** Begin DATA SUPPLIED **

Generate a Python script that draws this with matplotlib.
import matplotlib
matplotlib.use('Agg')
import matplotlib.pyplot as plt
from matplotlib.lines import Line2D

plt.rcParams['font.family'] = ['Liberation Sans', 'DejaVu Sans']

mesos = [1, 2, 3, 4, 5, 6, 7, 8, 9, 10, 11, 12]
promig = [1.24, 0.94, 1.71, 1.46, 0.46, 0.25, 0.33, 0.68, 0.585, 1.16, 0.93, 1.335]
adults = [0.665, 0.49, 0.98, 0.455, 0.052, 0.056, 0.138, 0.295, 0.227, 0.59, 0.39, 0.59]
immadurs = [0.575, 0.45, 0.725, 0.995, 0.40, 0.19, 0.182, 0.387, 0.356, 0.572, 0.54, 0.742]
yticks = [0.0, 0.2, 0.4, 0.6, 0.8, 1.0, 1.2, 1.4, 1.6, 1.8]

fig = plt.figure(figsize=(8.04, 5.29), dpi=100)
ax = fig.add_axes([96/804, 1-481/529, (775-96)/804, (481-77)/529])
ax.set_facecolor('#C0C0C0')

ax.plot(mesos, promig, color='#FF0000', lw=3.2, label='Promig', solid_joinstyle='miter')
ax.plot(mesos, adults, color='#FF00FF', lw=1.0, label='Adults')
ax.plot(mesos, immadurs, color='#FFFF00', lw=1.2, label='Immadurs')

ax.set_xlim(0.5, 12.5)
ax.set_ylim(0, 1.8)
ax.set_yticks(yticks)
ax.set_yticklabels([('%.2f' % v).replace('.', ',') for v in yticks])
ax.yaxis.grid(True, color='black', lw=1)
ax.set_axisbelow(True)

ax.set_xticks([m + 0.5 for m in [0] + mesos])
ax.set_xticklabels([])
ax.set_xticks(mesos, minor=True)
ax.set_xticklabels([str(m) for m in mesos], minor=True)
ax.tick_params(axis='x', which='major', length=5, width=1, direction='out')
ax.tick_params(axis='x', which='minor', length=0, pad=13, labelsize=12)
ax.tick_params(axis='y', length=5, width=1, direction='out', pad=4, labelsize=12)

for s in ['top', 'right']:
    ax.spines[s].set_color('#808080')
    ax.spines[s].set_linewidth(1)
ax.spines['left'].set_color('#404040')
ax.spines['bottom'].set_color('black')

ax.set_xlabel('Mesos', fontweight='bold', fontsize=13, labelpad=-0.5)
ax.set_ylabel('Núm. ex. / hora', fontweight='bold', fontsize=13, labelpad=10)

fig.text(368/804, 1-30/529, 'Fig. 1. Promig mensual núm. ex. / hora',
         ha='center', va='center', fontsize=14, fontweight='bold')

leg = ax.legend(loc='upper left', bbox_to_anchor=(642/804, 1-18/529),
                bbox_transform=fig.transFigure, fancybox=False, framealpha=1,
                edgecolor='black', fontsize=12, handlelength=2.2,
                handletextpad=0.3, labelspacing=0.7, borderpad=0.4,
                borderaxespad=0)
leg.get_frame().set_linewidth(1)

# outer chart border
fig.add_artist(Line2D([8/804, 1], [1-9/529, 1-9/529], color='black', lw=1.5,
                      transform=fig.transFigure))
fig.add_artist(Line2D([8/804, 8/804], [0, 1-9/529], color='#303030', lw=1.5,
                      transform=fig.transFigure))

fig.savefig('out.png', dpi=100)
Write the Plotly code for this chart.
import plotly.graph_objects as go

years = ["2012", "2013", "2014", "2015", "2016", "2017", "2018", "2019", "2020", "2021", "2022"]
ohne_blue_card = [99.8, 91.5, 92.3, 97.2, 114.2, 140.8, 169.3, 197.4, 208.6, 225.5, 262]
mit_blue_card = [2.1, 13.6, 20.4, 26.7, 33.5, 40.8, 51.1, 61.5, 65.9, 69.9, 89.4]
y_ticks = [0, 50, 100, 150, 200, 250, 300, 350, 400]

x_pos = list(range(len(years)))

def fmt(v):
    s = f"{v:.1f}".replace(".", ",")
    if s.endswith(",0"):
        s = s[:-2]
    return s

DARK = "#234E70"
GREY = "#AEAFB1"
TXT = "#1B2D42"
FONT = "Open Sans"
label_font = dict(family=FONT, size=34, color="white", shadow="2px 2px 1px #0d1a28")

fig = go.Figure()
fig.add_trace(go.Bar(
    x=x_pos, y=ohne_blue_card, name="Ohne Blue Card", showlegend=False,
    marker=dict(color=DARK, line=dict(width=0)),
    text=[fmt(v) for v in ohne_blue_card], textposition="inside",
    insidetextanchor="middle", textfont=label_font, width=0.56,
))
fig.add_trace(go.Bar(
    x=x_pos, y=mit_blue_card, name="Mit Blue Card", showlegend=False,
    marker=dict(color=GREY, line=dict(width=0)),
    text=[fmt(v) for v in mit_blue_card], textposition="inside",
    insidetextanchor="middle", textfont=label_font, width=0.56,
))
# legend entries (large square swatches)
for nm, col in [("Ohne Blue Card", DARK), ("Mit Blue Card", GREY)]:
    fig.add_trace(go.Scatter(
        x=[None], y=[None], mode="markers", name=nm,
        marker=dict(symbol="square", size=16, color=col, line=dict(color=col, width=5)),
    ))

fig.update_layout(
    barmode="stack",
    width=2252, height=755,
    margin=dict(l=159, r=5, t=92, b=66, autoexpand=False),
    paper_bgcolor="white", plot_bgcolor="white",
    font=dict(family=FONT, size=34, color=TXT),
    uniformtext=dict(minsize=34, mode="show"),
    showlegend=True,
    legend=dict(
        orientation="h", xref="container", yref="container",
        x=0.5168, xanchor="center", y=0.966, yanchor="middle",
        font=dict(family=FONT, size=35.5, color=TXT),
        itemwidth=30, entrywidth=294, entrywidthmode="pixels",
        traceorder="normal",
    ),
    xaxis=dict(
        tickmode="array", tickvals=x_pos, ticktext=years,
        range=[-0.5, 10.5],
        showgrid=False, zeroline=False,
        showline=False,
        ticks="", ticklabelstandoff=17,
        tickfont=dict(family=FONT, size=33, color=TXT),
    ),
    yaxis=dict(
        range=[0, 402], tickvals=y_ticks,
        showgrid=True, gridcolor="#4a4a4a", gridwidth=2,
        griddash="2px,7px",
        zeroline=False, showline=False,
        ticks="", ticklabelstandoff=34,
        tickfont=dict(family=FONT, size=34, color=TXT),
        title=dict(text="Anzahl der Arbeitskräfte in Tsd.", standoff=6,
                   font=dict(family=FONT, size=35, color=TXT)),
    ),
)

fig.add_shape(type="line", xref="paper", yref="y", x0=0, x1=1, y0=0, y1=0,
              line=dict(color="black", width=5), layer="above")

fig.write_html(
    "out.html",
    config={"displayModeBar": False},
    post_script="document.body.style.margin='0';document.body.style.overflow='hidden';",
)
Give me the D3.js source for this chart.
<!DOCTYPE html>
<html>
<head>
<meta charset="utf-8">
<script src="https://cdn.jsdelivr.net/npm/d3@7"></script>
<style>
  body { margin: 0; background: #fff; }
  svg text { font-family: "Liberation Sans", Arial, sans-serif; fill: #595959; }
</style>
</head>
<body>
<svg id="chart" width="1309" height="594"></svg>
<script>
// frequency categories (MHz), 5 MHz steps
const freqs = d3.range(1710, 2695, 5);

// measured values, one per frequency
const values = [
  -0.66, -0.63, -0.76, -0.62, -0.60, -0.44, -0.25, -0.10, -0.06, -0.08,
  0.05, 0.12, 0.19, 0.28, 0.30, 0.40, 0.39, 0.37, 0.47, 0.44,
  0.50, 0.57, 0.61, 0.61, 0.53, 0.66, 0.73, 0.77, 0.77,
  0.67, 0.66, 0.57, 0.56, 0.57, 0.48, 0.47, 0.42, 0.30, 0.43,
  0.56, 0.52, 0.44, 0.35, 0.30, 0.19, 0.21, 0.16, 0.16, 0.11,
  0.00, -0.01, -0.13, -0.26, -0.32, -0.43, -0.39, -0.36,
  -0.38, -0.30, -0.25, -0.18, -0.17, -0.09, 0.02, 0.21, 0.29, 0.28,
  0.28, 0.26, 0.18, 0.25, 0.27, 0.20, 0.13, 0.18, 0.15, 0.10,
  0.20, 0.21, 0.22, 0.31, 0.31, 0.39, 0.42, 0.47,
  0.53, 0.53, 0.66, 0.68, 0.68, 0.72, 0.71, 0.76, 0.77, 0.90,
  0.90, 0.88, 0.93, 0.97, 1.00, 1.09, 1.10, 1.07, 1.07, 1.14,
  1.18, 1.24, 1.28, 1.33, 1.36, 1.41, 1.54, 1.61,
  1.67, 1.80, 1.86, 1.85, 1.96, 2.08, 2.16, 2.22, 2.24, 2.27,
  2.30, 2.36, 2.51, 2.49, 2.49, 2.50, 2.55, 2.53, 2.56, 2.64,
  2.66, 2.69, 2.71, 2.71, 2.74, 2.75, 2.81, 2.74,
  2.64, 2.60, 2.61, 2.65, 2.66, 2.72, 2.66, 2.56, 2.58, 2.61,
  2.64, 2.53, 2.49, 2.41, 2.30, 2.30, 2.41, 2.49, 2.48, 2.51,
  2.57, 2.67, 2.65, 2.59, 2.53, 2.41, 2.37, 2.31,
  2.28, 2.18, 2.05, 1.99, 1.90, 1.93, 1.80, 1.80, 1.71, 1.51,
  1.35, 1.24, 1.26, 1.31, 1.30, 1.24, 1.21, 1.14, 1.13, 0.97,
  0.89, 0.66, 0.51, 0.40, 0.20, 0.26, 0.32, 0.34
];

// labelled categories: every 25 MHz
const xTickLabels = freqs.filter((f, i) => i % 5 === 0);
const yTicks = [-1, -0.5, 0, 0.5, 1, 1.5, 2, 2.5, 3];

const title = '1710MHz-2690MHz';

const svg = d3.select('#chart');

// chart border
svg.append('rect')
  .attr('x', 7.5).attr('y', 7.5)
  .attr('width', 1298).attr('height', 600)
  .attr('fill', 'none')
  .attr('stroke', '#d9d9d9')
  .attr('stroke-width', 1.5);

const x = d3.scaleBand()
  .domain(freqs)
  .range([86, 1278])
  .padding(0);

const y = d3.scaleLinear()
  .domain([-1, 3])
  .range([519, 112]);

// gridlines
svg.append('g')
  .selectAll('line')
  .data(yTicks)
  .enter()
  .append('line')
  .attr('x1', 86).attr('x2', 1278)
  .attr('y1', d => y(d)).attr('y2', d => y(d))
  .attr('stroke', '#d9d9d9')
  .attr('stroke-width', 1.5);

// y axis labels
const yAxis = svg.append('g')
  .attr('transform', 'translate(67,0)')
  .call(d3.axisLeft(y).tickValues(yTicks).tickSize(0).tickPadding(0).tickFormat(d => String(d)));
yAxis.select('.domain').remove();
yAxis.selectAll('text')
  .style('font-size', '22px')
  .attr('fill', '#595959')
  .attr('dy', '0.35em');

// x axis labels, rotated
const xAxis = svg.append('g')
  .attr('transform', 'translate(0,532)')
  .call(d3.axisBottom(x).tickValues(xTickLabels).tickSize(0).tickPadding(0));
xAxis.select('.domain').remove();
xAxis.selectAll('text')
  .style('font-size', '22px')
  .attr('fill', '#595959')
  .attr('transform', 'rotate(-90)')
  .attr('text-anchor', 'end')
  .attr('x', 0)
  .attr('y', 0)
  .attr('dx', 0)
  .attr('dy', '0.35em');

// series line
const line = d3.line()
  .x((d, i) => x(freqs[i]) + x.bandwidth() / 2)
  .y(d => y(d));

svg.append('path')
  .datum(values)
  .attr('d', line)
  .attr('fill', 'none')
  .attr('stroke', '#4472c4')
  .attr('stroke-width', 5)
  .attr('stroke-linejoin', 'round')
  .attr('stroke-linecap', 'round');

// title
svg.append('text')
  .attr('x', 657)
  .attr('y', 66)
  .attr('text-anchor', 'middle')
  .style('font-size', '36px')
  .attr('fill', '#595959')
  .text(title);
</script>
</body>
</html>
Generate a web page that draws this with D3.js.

** End DATA SUPPLIED **

→ **PROBLEM STATEMENT**
Extract, word for word, every line beginning with the one that holds "Write the Plotly code for this chart." and concluding with the one that holds "import plotly.graph_objects as go". Include both of those lines.

→ **TASK OUTPUT**
Write the Plotly code for this chart.
import plotly.graph_objects as go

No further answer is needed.